Begin Provided material
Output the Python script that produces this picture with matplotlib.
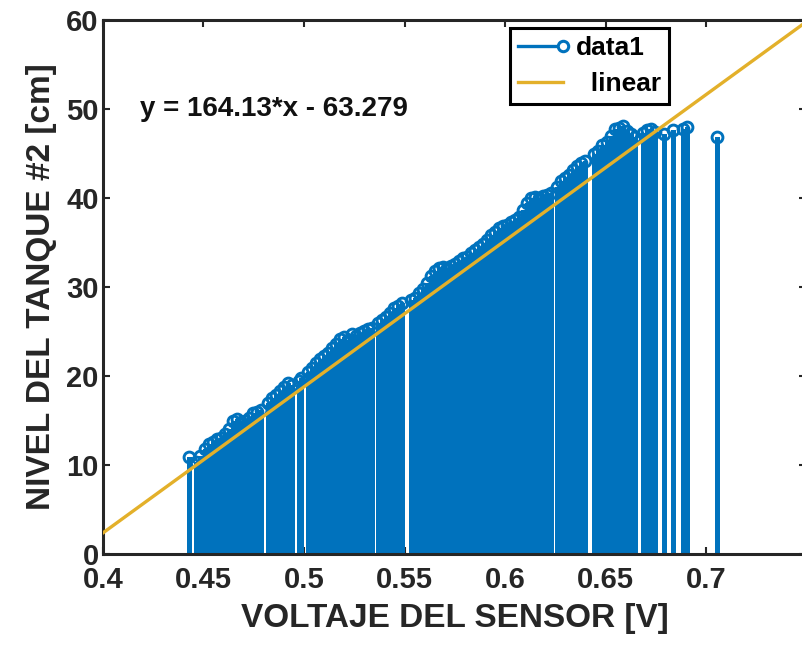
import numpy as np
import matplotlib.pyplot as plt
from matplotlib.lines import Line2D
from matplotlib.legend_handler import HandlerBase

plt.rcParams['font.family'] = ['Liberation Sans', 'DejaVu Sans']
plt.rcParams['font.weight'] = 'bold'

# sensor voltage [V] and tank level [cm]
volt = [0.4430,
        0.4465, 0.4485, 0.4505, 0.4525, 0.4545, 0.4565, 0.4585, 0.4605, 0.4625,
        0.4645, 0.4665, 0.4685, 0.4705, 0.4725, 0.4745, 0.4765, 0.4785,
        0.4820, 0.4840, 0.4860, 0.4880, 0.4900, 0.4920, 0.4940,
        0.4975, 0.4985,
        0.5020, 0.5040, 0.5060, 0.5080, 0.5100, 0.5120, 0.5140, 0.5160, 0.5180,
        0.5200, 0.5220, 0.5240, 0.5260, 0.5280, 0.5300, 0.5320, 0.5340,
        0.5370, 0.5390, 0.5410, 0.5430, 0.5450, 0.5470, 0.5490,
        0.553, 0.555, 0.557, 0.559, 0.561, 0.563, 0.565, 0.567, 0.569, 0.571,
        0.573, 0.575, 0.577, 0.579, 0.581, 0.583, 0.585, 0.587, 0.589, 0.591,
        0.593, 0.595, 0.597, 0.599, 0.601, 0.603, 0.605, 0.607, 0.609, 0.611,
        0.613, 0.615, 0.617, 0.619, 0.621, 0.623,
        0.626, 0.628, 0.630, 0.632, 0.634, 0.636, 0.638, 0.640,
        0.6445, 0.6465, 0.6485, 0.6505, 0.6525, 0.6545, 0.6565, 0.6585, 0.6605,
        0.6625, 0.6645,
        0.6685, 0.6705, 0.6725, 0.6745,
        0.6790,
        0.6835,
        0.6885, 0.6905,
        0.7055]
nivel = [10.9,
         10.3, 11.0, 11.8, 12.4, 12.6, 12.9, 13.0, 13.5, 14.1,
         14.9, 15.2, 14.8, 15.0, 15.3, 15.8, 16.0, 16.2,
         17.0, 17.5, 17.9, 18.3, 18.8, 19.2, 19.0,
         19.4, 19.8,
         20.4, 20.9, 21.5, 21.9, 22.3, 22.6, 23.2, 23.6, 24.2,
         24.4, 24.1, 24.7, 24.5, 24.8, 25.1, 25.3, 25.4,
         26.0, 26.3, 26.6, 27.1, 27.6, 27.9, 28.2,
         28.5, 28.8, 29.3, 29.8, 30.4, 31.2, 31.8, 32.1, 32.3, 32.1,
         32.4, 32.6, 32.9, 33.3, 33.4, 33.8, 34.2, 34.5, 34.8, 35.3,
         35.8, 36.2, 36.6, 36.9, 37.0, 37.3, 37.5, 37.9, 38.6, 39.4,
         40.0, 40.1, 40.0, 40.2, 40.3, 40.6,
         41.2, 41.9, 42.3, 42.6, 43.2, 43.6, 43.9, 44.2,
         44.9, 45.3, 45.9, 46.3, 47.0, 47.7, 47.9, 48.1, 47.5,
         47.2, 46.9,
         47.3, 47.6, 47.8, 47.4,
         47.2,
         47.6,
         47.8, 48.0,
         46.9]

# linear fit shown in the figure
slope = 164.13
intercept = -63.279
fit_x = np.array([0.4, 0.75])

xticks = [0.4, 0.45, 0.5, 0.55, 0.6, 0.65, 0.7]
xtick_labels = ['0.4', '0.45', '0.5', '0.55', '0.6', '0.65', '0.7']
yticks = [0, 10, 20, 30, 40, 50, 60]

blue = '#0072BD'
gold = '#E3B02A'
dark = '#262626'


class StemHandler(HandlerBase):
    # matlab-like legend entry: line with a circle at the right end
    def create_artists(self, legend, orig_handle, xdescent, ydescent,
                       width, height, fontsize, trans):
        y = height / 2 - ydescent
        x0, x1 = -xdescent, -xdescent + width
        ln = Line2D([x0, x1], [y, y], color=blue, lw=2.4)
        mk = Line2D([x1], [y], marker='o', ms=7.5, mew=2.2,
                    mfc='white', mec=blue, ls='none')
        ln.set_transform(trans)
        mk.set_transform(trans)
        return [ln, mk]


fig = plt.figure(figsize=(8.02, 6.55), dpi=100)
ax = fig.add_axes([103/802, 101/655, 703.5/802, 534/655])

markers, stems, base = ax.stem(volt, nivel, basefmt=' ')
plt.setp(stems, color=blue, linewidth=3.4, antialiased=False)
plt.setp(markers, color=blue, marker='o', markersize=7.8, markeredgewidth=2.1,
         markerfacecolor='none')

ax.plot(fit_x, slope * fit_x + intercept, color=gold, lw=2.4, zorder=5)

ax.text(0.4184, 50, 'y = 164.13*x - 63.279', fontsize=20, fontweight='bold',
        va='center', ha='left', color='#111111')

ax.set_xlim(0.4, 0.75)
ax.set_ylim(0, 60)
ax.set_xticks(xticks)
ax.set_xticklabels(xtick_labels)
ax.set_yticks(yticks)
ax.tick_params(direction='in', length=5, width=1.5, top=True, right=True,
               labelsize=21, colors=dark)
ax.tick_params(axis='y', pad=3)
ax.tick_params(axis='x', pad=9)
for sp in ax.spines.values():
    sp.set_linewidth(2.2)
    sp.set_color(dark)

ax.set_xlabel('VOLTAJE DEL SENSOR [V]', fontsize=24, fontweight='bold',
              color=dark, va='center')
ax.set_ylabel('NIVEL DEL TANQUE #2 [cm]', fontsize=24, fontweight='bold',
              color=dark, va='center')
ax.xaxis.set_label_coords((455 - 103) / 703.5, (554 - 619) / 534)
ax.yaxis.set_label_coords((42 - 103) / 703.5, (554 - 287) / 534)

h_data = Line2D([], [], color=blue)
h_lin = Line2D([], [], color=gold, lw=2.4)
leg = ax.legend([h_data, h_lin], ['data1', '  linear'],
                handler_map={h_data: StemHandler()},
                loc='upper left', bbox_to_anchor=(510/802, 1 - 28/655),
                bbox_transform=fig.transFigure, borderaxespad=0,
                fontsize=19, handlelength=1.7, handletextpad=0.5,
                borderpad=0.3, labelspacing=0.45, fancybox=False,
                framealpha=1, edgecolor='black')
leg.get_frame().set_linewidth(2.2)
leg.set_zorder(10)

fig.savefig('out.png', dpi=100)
End Provided material
__Work required__:
Check each line above for the string "with" and show the ones that have it.

__Task solution__:
Output the Python script that produces this picture with matplotlib.
    # matlab-like legend entry: line with a circle at the right end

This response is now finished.